▶
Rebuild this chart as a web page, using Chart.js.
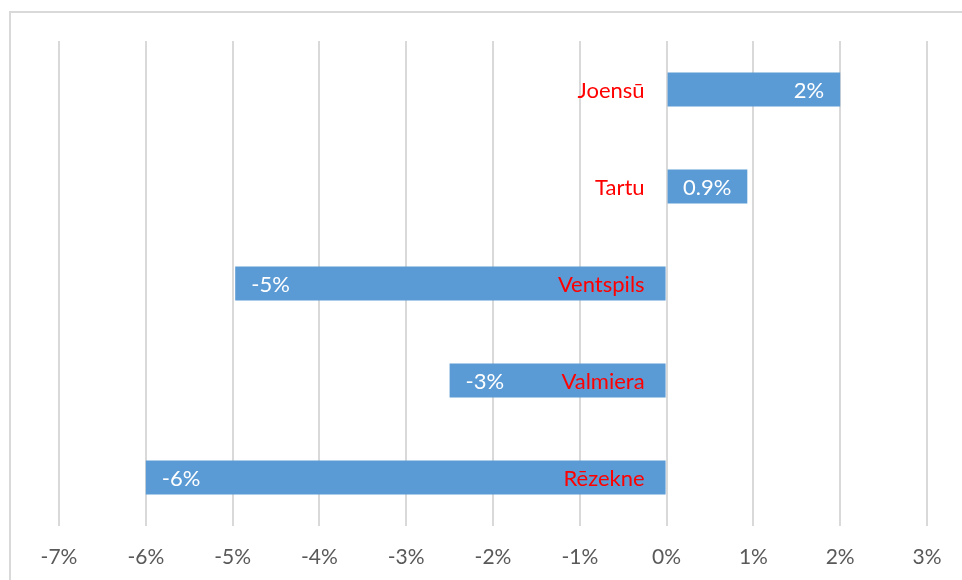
<!DOCTYPE html>
<html>
<head>
<meta charset="utf-8">
<script src="https://cdn.jsdelivr.net/npm/chart.js@4/dist/chart.umd.min.js"></script>
<style>
    html, body { margin: 0; padding: 0; background: #fff; }
    #wrap { position: relative; width: 962px; height: 580px; overflow: hidden; }
    #frame { position: absolute; left: 9px; top: 11px; width: 980px; height: 600px;
             border-left: 2px solid #d9d9d9; border-top: 2px solid #d9d9d9; }
    canvas { position: absolute; left: 0; top: 0; }
</style>
</head>
<body>
<div id="wrap">
    <div id="frame"></div>
    <canvas id="cityChart" width="962" height="580"></canvas>
</div>
<script>
const cities = ['Joensū', 'Tartu', 'Ventspils', 'Valmiera', 'Rēzekne'];
const changes = [2.0, 0.93, -4.97, -2.5, -6.0];
const changeLabels = ['2%', '0.9%', '-5%', '-3%', '-6%'];
const axisMin = -7;
const axisMax = 3;

// city names next to the zero line, values inside the bar end
const barText = {
    id: 'barText',
    afterDatasetsDraw(chart) {
        const ctx = chart.ctx;
        const x = chart.scales.x;
        const zero = x.getPixelForValue(0);
        const bars = chart.getDatasetMeta(0).data;
        ctx.save();
        ctx.font = '22px Lato, "Open Sans", sans-serif';
        ctx.textBaseline = 'middle';
        bars.forEach(function (bar, i) {
            const y = bar.y + 1;
            ctx.fillStyle = '#ff0000';
            ctx.textAlign = 'right';
            ctx.fillText(cities[i], zero - 22, y);

            ctx.fillStyle = '#ffffff';
            if (changes[i] >= 0) {
                ctx.textAlign = 'right';
                ctx.fillText(changeLabels[i], bar.x - 16, y);
            } else {
                ctx.textAlign = 'left';
                ctx.fillText(changeLabels[i], bar.x + 16, y);
            }
        });
        ctx.restore();
    }
};

document.addEventListener('DOMContentLoaded', function () {
    const ctx = document.getElementById('cityChart').getContext('2d');
    new Chart(ctx, {
        type: 'bar',
        data: {
            labels: cities,
            datasets: [{
                data: changes,
                backgroundColor: '#5b9bd5',
                borderWidth: 0,
                categoryPercentage: 1,
                barPercentage: 0.35
            }]
        },
        options: {
            indexAxis: 'y',
            responsive: false,
            animation: false,
            layout: {
                padding: { left: 59, right: 35, top: 41, bottom: 0 }
            },
            plugins: {
                legend: { display: false },
                tooltip: { enabled: false }
            },
            scales: {
                x: {
                    min: axisMin,
                    max: axisMax,
                    border: { display: false },
                    grid: { color: '#d9d9d9', lineWidth: 2, drawTicks: false },
                    ticks: {
                        stepSize: 1,
                        padding: 19,
                        color: '#595959',
                        font: { family: 'Lato, "Open Sans", sans-serif', size: 21 },
                        callback: function (v) { return v + '%'; }
                    },
                    afterFit: function (scale) { scale.height = 54; }
                },
                y: {
                    display: false
                }
            }
        },
        plugins: [barText]
    });
});
</script>
</body>
</html>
◀
## Set problem
Using the material above, set down every line exactly, but skip the pictures.

## Final result
Rebuild this chart as a web page, using Chart.js.
<!DOCTYPE html>
<html>
<head>
<meta charset="utf-8">
<script src="https://cdn.jsdelivr.net/npm/chart.js@4/dist/chart.umd.min.js"></script>
<style>
    html, body { margin: 0; padding: 0; background: #fff; }
    #wrap { position: relative; width: 962px; height: 580px; overflow: hidden; }
    #frame { position: absolute; left: 9px; top: 11px; width: 980px; height: 600px;
             border-left: 2px solid #d9d9d9; border-top: 2px solid #d9d9d9; }
    canvas { position: absolute; left: 0; top: 0; }
</style>
</head>
<body>
<div id="wrap">
    <div id="frame"></div>
    <canvas id="cityChart" width="962" height="580"></canvas>
</div>
<script>
const cities = ['Joensū', 'Tartu', 'Ventspils', 'Valmiera', 'Rēzekne'];
const changes = [2.0, 0.93, -4.97, -2.5, -6.0];
const changeLabels = ['2%', '0.9%', '-5%', '-3%', '-6%'];
const axisMin = -7;
const axisMax = 3;

// city names next to the zero line, values inside the bar end
const barText = {
    id: 'barText',
    afterDatasetsDraw(chart) {
        const ctx = chart.ctx;
        const x = chart.scales.x;
        const zero = x.getPixelForValue(0);
        const bars = chart.getDatasetMeta(0).data;
        ctx.save();
        ctx.font = '22px Lato, "Open Sans", sans-serif';
        ctx.textBaseline = 'middle';
        bars.forEach(function (bar, i) {
            const y = bar.y + 1;
            ctx.fillStyle = '#ff0000';
            ctx.textAlign = 'right';
            ctx.fillText(cities[i], zero - 22, y);

            ctx.fillStyle = '#ffffff';
            if (changes[i] >= 0) {
                ctx.textAlign = 'right';
                ctx.fillText(changeLabels[i], bar.x - 16, y);
            } else {
                ctx.textAlign = 'left';
                ctx.fillText(changeLabels[i], bar.x + 16, y);
            }
        });
        ctx.restore();
    }
};

document.addEventListener('DOMContentLoaded', function () {
    const ctx = document.getElementById('cityChart').getContext('2d');
    new Chart(ctx, {
        type: 'bar',
        data: {
            labels: cities,
            datasets: [{
                data: changes,
                backgroundColor: '#5b9bd5',
                borderWidth: 0,
                categoryPercentage: 1,
                barPercentage: 0.35
            }]
        },
        options: {
            indexAxis: 'y',
            responsive: false,
            animation: false,
            layout: {
                padding: { left: 59, right: 35, top: 41, bottom: 0 }
            },
            plugins: {
                legend: { display: false },
                tooltip: { enabled: false }
            },
            scales: {
                x: {
                    min: axisMin,
                    max: axisMax,
                    border: { display: false },
                    grid: { color: '#d9d9d9', lineWidth: 2, drawTicks: false },
                    ticks: {
                        stepSize: 1,
                        padding: 19,
                        color: '#595959',
                        font: { family: 'Lato, "Open Sans", sans-serif', size: 21 },
                        callback: function (v) { return v + '%'; }
                    },
                    afterFit: function (scale) { scale.height = 54; }
                },
                y: {
                    display: false
                }
            }
        },
        plugins: [barText]
    });
});
</script>
</body>
</html>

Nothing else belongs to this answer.